In May I was very sad to hear of the passing of Tony Horowitz, and have not made a blog post about it until now. Twenty years ago when he was on tour for Confederates In The Attic and me for Enemy Women we read together at the Granville Island Lit. Festival (Vancouver B.C.), had a great time, liked him very much. He was very funny. I loved Confederates In The Attic, it was just splendid, so was Blue Latitudes.

 

 

 

 

 

 

Just really sad to hear of his passing at the young-ish age of 60.  Have not yet read his latest book but just finished Olmstead; got it as an e-book.

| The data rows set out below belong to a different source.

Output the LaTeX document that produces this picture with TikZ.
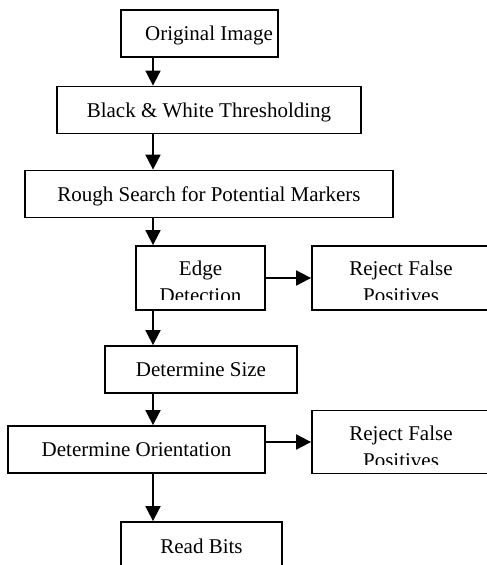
\documentclass[tikz,border=0pt]{standalone}
\usepackage{fontspec}
\setmainfont{Liberation Serif}
\usetikzlibrary{arrows.meta}

\begin{document}
\begin{tikzpicture}[x=1pt, y=-1pt,
    font=\fontsize{21}{25}\selectfont,
    box/.style={draw, line width=1.8pt, inner sep=0pt, minimum height=47pt,
      text height=14pt, text depth=0pt},
    twoline/.style={align=center, inner sep=0pt, anchor=north,
      font=\fontsize{21}{27}\selectfont},
    flow/.style={line width=1.8pt, -{Triangle[width=15pt,length=15pt]}}]
    \useasboundingbox (0,0) rectangle (487,565);
    \clip (0,0) rectangle (487,565);
    \coordinate (spine) at (153,0);
    % main chain
    \node[box, minimum width=157pt] (orig) at (199.5,33.5) {\hspace*{19pt}Original Image};
    \node[box, minimum width=304pt] (bw) at (209,110) {Black \& White Thresholding};
    \node[box, minimum width=368pt] (rough) at (209,194) {Rough Search for Potential Markers};
    \node[box, minimum width=129pt, minimum height=64pt] (edge) at (200.5,278) {};
    \node[box, minimum width=192pt] (size) at (201,369.5) {Determine Size};
    \node[box, minimum width=257pt] (orient) at (136.5,449.5) {Determine Orientation};
    \node[box, minimum width=161pt, minimum height=48pt] (read) at (201.5,546) {Read Bits};
    % side boxes
    \node[box, minimum width=178pt, minimum height=64pt] (rej1) at (401,278) {};
    \node[box, minimum width=178pt, minimum height=63pt] (rej2) at (401,442) {};
    % two-line texts, cut off near the bottom edge
    \begin{scope}
      \clip (edge.north west) rectangle ([yshift=11pt]edge.south east);
      \node[twoline] (edgetxt) at ([yshift=-16pt]edge.north) {Edge\\Detection};
    \end{scope}
    \begin{scope}
      \clip (rej1.north west) rectangle ([yshift=11pt]rej1.south east);
      \node[twoline] (rej1txt) at ([yshift=-16pt]rej1.north) {Reject False\\Positives};
    \end{scope}
    \begin{scope}
      \clip (rej2.north west) rectangle ([yshift=10pt]rej2.south east);
      \node[twoline] (rej2txt) at ([yshift=-16pt]rej2.north) {Reject False\\Positives};
    \end{scope}
    % vertical arrows
    \draw[flow] (orig.south -| spine) -- (bw.north -| spine);
    \draw[flow] (bw.south -| spine) -- (rough.north -| spine);
    \draw[flow] (rough.south -| spine) -- (edge.north -| spine);
    \draw[flow] (edge.south -| spine) -- (size.north -| spine);
    \draw[flow] (size.south -| spine) -- (orient.north -| spine);
    \draw[flow] (orient.south -| spine) -- (read.north -| spine);
    % horizontal arrows
    \draw[flow] (edge.east) -- (rej1.west);
    \draw[flow] (orient.east |- rej2.west) -- (rej2.west);
\end{tikzpicture}
\end{document}
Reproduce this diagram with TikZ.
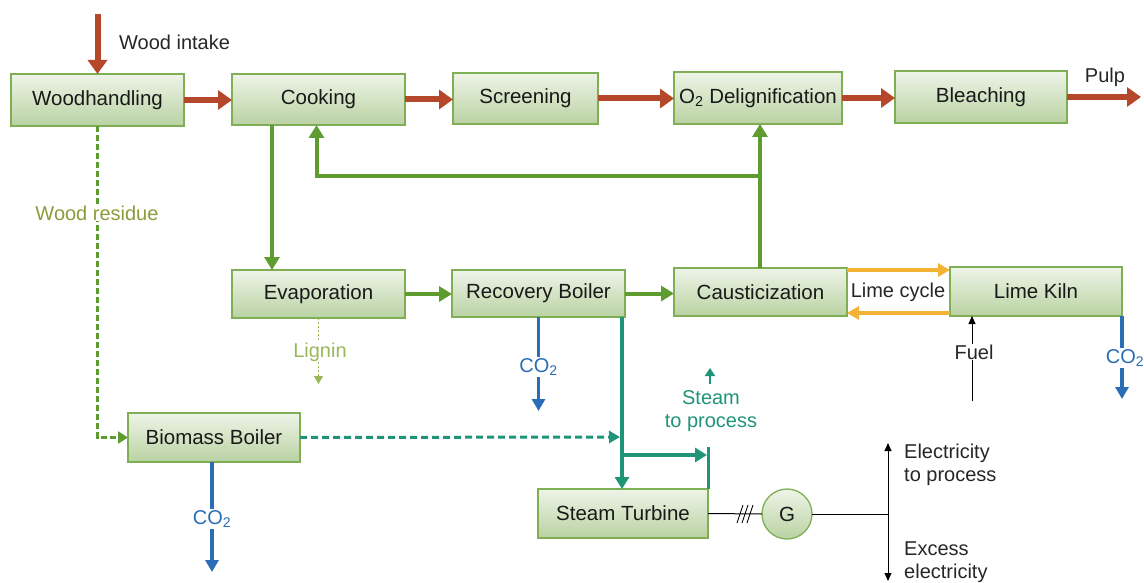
\documentclass[tikz,border=0pt]{standalone}
\usepackage{fontspec}
\setmainfont{Liberation Sans}
\usetikzlibrary{arrows.meta,calc}
\definecolor{brn}{HTML}{B5482B}
\definecolor{grn}{HTML}{5E9C2F}
\definecolor{tl}{HTML}{1F9479}
\definecolor{blu}{HTML}{2A6EB5}
\definecolor{yel}{HTML}{F2B234}
\definecolor{bord}{HTML}{7FAE55}
\definecolor{btop}{HTML}{EEF4E8}
\definecolor{bbot}{HTML}{B9D2A2}
\definecolor{olive}{HTML}{8F9A3A}
\definecolor{ligc}{HTML}{9AB85A}
\tikzset{
  x=1pt, y=-1pt,
  proc/.style={draw=bord, line width=1.3pt, top color=btop, bottom color=bbot,
    inner sep=0pt, outer sep=0pt, font=\fontsize{20.5}{22}\selectfont, text=black!90},
  lbl/.style={font=\fontsize{20}{23}\selectfont, inner sep=1pt},
  brnarrow/.style={draw=brn, line width=6pt, -{Triangle[length=14pt,width=19pt]}},
  grnarrow/.style={draw=grn, line width=4pt, -{Triangle[length=13pt,width=15pt]}},
  tlarrow/.style={draw=tl, line width=3.2pt, -{Triangle[length=12pt,width=14pt]}},
  bluarrow/.style={draw=blu, line width=3.5pt, -{Triangle[length=12pt,width=13pt]}},
  yelarrow/.style={draw=yel, line width=4pt, -{Triangle[length=12pt,width=13pt]}},
  elarrow/.style={draw=black, line width=0.9pt, -{Triangle[length=8pt,width=7pt]}},
}
\begin{document}
\begin{tikzpicture}
\useasboundingbox (0,0) rectangle (1144,583);
% process boxes
\node[proc, minimum width=173, minimum height=52] (wh) at (97.5,100) {Woodhandling};
\node[proc, minimum width=173, minimum height=51] (cook) at (318.5,99.5) {Cooking};
\node[proc, minimum width=145, minimum height=51] (scr) at (525.5,98.5) {Screening};
\node[proc, minimum width=168, minimum height=52] (o2) at (758,98) {O\textsubscript{2} Delignification};
\node[proc, minimum width=172, minimum height=52] (bl) at (981,97) {Bleaching};
\node[proc, minimum width=173, minimum height=48] (evap) at (318.5,294) {Evaporation};
\node[proc, minimum width=173, minimum height=47] (rec) at (538.5,293.5) {Recovery Boiler};
\node[proc, minimum width=173, minimum height=48] (caus) at (760.5,292) {Causticization};
\node[proc, minimum width=172, minimum height=49] (lk) at (1036,291.5) {Lime Kiln};
\node[proc, minimum width=172, minimum height=49] (bio) at (214,437.5) {Biomass Boiler};
\node[proc, minimum width=170, minimum height=49] (st) at (623,513.5) {Steam Turbine};
\node[proc, circle, minimum size=50] (G) at (787,514) {G};

% main pulp line
\coordinate (wi) at (97.5,14);
\coordinate (pulpend) at (1141,97);
\draw[brnarrow] (wi) -- (wi |- wh.north);
\node[lbl, anchor=west, text=black!85] (wil) at (118,42) {Wood intake};
\draw[brnarrow] (wh.east) -- (wh.east -| cook.west);
\draw[brnarrow] (cook.east) -- (cook.east -| scr.west);
\draw[brnarrow] (scr.east) -- (scr.east -| o2.west);
\draw[brnarrow] (o2.east) -- (o2.east -| bl.west);
\draw[brnarrow] (bl.east) -- (pulpend);
\node[lbl, text=black!85] (pulp) at (1105,77) {Pulp};

% green liquor lines
\draw[grnarrow] ($(cook.south west)+(40,0)$) -- ($(evap.north west)+(40,0)$);
\coordinate (fb) at (760,176);
\draw[grnarrow] (caus.north -| fb) -- (o2.south -| fb);
\draw[grnarrow] (fb) -| ($(cook.south)+(-2,0)$);
\draw[grnarrow] (evap.east) -- (evap.east -| rec.west);
\draw[grnarrow] (rec.east) -- (rec.east -| caus.west);

% lime cycle
\draw[yelarrow] ($(caus.north east)+(0,2)$) -- ($(caus.north east -| lk.west)+(0,2)$);
\draw[yelarrow] ($(lk.south west)+(0,-3)$) -- ($(lk.south west -| caus.east)+(0,-3)$);
\node[lbl, text=black!85] (lc) at (898,292) {Lime cycle};

% lignin
\coordinate (ligend) at (318.5,384);
\draw[draw=ligc, line width=1.2pt, dash pattern=on 2pt off 2pt, -{Triangle[length=8pt,width=9pt]}] (evap.south) -- (ligend);
\node[lbl, fill=white, text=ligc] (lig) at (320,352) {Lignin};

% CO2 outputs
\coordinate (co2a) at (538.5,411);
\draw[bluarrow] (rec.south) -- (co2a);
\node[lbl, fill=white, text=blu] at (538.5,367) {CO\textsubscript{2}};
\coordinate (co2b) at (212,572);
\draw[bluarrow] (bio.south -| co2b) -- (co2b);
\node[lbl, fill=white, text=blu] at (212,519) {CO\textsubscript{2}};
\coordinate (co2c) at (1122,399);
\draw[bluarrow] (lk.south -| co2c) -- (co2c);
\node[lbl, fill=white, text=blu] at (1125,358) {CO\textsubscript{2}};

% wood residue
\draw[draw=grn, line width=3.5pt, dash pattern=on 6pt off 3pt, -{Triangle[length=10pt,width=12pt]}] (wh.south) |- (bio.west);
\node[lbl, fill=white, text=olive] (wr) at (97,213) {Wood residue};

% steam
\coordinate (j1) at (620,437);
\draw[draw=tl, line width=3pt, dash pattern=on 7pt off 4pt, -{Triangle[length=11pt,width=12pt]}] (bio.east) -- (j1);
\coordinate (rt) at (622,317);
\draw[tlarrow] (rt) -- (rt |- st.north);
\coordinate (b1) at (622,455);
\coordinate (b2) at (707,455);
\draw[tlarrow] (b1) -- (b2);
\coordinate (sp) at (708,447);
\draw[draw=tl, line width=3pt] (sp |- st.north) -- (sp);
\coordinate (su1) at (710,384);
\coordinate (su2) at (710,368);
\draw[draw=tl, line width=2.5pt, -{Triangle[length=8pt,width=10pt]}] (su1) -- (su2);
\node[lbl, text=tl, align=center] (stl) at (711,411) {Steam\\to process};

% generator
\draw[line width=1pt] (st.east) -- (G.west);
\foreach \xx in {740,745,750}{\draw[line width=0.9pt] (\xx-3,523) -- (\xx+3,505);}
\coordinate (ej) at (888,514);
\coordinate (eu) at (888,443);
\coordinate (ed) at (888,581);
\draw[line width=1pt] (G.east) -- (ej);
\draw[elarrow] (ej) -- (eu);
\draw[elarrow] (ej) -- (ed);
\node[lbl, anchor=west, align=left, text=black!85] (el1) at (903,465) {Electricity\\to process};
\node[lbl, anchor=west, align=left, text=black!85] (el2) at (903,562) {Excess\\electricity};

% fuel
\coordinate (fu) at (972,401);
\draw[elarrow] (fu) -- (lk.south -| fu);
\node[lbl, fill=white, text=black!85] (fuel) at (974,352) {Fuel};
\end{tikzpicture}
\end{document}
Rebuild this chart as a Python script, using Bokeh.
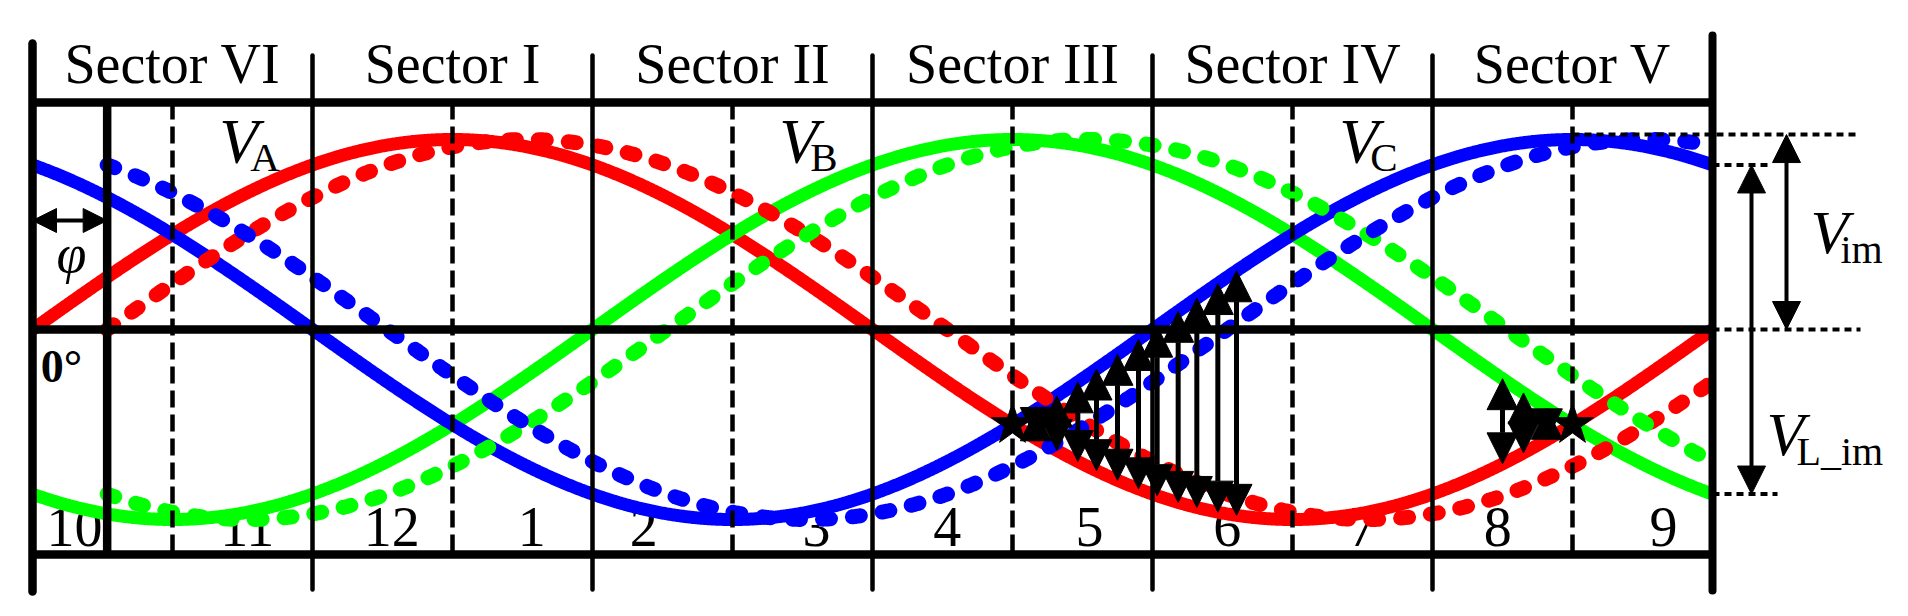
import numpy as np
from bokeh.plotting import figure
from bokeh.models import Range1d, ColumnDataSource, Arrow, NormalHead
from bokeh.core.properties import value
from bokeh.embed import file_html
from bokeh.resources import INLINE

# ---------------- data ----------------
sector_names = ["Sector VI", "Sector I", "Sector II", "Sector III", "Sector IV", "Sector V"]
sector_centers_deg = [30, 90, 150, 210, 270, 330]
sector_bounds_deg = [60, 120, 180, 240, 300]
half_sector_deg = [30, 90, 150, 210, 270, 330]
segment_labels = ["10", "11", "12", "1", "2", "3", "4", "5", "6", "7", "8", "9"]
segment_label_deg = [9, 46, 77, 107, 131, 168, 196, 226.5, 256, 285, 314, 349.5]
phase_names = ["A", "B", "C"]
phase_label_deg = [40, 160, 280]
phase_shift_deg = [0, -120, 120]          # V_A, V_B, V_C
phase_colors = ["#ff0000", "#00ff00", "#0000ff"]
amplitude = 1.0
phi_deg = 16
arrows_a_deg = [215, 219.5, 224, 228, 232.5, 237, 241, 245.5, 249.5, 254, 258]   # between V_A and V_C
arrows_b_deg = [315, 319.5, 324.5]                                               # between V_B and V_A
star_deg = [210, 330]

# ---------------- layout helpers (reference pixels -> data) ----------------
PX_PER_DEG = 1680.0 / 360.0
PX_PER_UNIT = 190.0
W, H = 1892, 600
X0 = -32.0 / PX_PER_DEG
X1 = X0 + W / PX_PER_DEG
Y1 = 329.0 / PX_PER_UNIT
Y0 = Y1 - H / PX_PER_UNIT


def vy(py):
    return (329.0 - py) / PX_PER_UNIT


def ty(py, size):
    # text baseline correction
    return vy(py - 0.35 * size)


def dx(px):
    return (px - 32.0) / PX_PER_DEG


def wave(theta, shift, delay=0.0):
    return amplitude * np.sin(np.radians(np.asarray(theta) - delay + shift))


FONT = value("Liberation Serif")

p = figure(width=W, height=H, x_range=Range1d(X0, X1), y_range=Range1d(Y0, Y1),
           output_backend="svg", toolbar_location=None, min_border=0,
           x_axis_location=None, y_axis_location=None,
           background_fill_color="white", border_fill_color="white")
p.outline_line_color = None
p.xgrid.visible = False
p.ygrid.visible = False

TOP = vy(102)
BOT = vy(554)

# segment numbers (under the curves)
r = p.text(x=segment_label_deg, y=[ty(546, 56)] * len(segment_labels), text=segment_labels,
           text_font=FONT, text_font_size="56px", text_align="center",
           text_baseline="alphabetic", text_color="black")
r.level = "underlay"

# solid curves
theta = np.linspace(0, 360, 1441)
for shift, col in zip(phase_shift_deg, phase_colors):
    p.line(theta, wave(theta, shift), line_color=col, line_width=13)

# dashed (delayed) curves
theta_d = np.linspace(phi_deg, 360, 1441)
for shift, col in zip(phase_shift_deg, phase_colors):
    p.line(theta_d, wave(theta_d, shift, phi_deg), line_color=col, line_width=15,
           line_dash="8 22", line_cap="round")

# frame lines
p.segment(x0=[0, 0, 0], y0=[TOP, 0, BOT], x1=[360, 360, 360], y1=[TOP, 0, BOT],
          line_color="black", line_width=8.5)
p.segment(x0=[0], y0=[vy(43)], x1=[0], y1=[vy(591)], line_color="black",
          line_width=8.5, line_cap="round")
p.segment(x0=[360], y0=[vy(35)], x1=[360], y1=[vy(590)], line_color="black",
          line_width=8, line_cap="round")
p.segment(x0=sector_bounds_deg, y0=[vy(55)] * 5, x1=sector_bounds_deg, y1=[vy(589)] * 5,
          line_color="black", line_width=4.5, line_cap="round")
p.segment(x0=half_sector_deg, y0=[TOP] * 6, x1=half_sector_deg, y1=[BOT] * 6,
          line_color="black", line_width=4.5, line_dash="17 7")
p.segment(x0=[phi_deg], y0=[TOP], x1=[phi_deg], y1=[BOT], line_color="black", line_width=8.5)

# sector labels
p.text(x=sector_centers_deg, y=[ty(83, 56)] * 6, text=sector_names, text_font=FONT,
       text_font_size="56px", text_align="center", text_baseline="alphabetic",
       text_color="black")

# phase labels V_A, V_B, V_C
p.text(x=phase_label_deg, y=[ty(163, 64)] * 3, text=["V"] * 3, text_font=FONT,
       text_font_size="64px", text_font_style="italic", text_align="left",
       text_baseline="alphabetic", text_color="black")
p.text(x=phase_label_deg, y=[ty(171, 41)] * 3, text=phase_names, text_font=FONT,
       text_font_size="41px", text_align="left", text_baseline="alphabetic",
       text_color="black", x_offset=31)

# 0 deg and phi
p.text(x=[dx(61)], y=[ty(382, 46)], text=["0°"], text_font=FONT, text_font_size="46px",
       text_font_style="bold", text_align="center", text_baseline="alphabetic")
p.text(x=[dx(71)], y=[ty(272, 54)], text=["φ"], text_font=FONT, text_font_size="54px",
       text_font_style="italic", text_align="center", text_baseline="alphabetic")

# right side dotted reference lines
vc_end = float(wave(360, phase_shift_deg[2]))
vb_end = float(wave(360, phase_shift_deg[1]))
p.segment(x0=[330, 360, 360, 360], y0=[amplitude + 0.026, vc_end, 0, vb_end],
          x1=[dx(1860), dx(1770), dx(1860), dx(1777)], y1=[amplitude + 0.026, vc_end, 0, vb_end],
          line_color="black", line_width=4, line_dash="7 5")

# right labels
p.text(x=[dx(1810), dx(1766)], y=[ty(253, 62), ty(455, 62)], text=["V", "V"], text_font=FONT,
       text_font_size="62px", text_font_style="italic", text_align="left",
       text_baseline="alphabetic")
p.text(x=[dx(1840), dx(1796)], y=[ty(263, 40), ty(465, 40)], text=["im", "L_im"], text_font=FONT,
       text_font_size="40px", text_align="left", text_baseline="alphabetic")

# stars at crossings
p.scatter(x=star_deg, y=[float(wave(d, 0)) for d in star_deg], marker="star",
          size=44, fill_color="black", line_color="black")


def head(sz):
    return NormalHead(size=sz, fill_color="black", line_color="black", line_width=1)


# arrows between V_A and V_C
src_a = ColumnDataSource(dict(x0=arrows_a_deg, y0=wave(arrows_a_deg, phase_shift_deg[0]),
                              x1=arrows_a_deg, y1=wave(arrows_a_deg, phase_shift_deg[2])))
p.add_layout(Arrow(start=head(31), end=head(31), x_start="x0", y_start="y0",
                   x_end="x1", y_end="y1", source=src_a, line_width=5, line_color="black"))
# arrows between V_B and V_A
src_b = ColumnDataSource(dict(x0=arrows_b_deg, y0=wave(arrows_b_deg, phase_shift_deg[0]),
                              x1=arrows_b_deg, y1=wave(arrows_b_deg, phase_shift_deg[1])))
p.add_layout(Arrow(start=head(31), end=head(31), x_start="x0", y_start="y0",
                   x_end="x1", y_end="y1", source=src_b, line_width=5, line_color="black"))

# phi arrow
p.add_layout(Arrow(start=head(24), end=head(24), x_start=0, y_start=vy(220),
                   x_end=phi_deg, y_end=vy(220), line_width=4, line_color="black"))
# V_im and V_L_im arrows
p.add_layout(Arrow(start=head(28), end=head(28), x_start=dx(1786), y_start=0,
                   x_end=dx(1786), y_end=amplitude + 0.026, line_width=4, line_color="black"))
p.add_layout(Arrow(start=head(28), end=head(28), x_start=dx(1751), y_start=vb_end,
                   x_end=dx(1751), y_end=vc_end, line_width=4, line_color="black"))

open("out.html", "w").write(file_html(p, INLINE))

Sometimes people seem puzzled about ‘the south’ — a very diverse area and people — but they should read Albion’s Seed. Northeastern people and hills southerners came from very different places in the British Isles.  Southern hills people were almost entirely from the Scottish/English border. It was a very hard place. Northeasterners came from mainly Norfolk and the southeastern part of England — a settled land with secure property rights, rich farmland, and they were not regularly burnt out of their homes by various armies. The English, in, say, 1700, regarded the Lowland Scots as sort of beasts, which they probably were, having been drafted into clan fights, repeatedly losing their cattle and homes, etc. (living in a war zone).  Many northeasterners in the early colonial times who journeyed to the south (that would be North Carolina, Georgia, mainly) found the Scots borderer-descended people to be the next best thing to animals. They carried the old prejudice from the British Isles with them from the old country.

But — regarding the scots borderers — I would think after several centuries of living in the aforementioned war zone that people would cease to value nice homes, tidy landscapes, possessions in general, and concentrate their values on family and music.

However, people are not in general interested in the cultural differences of the founding groups. We are at present in an age of shrieking hatred and emotional meltdowns, which many people find quite fun. A fun thing. I just take out my hearing aids.

Looking for old photos of trains, engines; found this one which was quite helpful in describing Simon, Doroteo and Damon’s journey from Galveston to Houston, hitching a ride in a boxcar. So this was about 1863 but I think it works for a locomotive ca. 1867.

 

 

 

 

This gives a good view of the smokestacks, the coal car, and especially the boxcar. It’s a photo of the Atlanta roundhouse when the city was burnt down.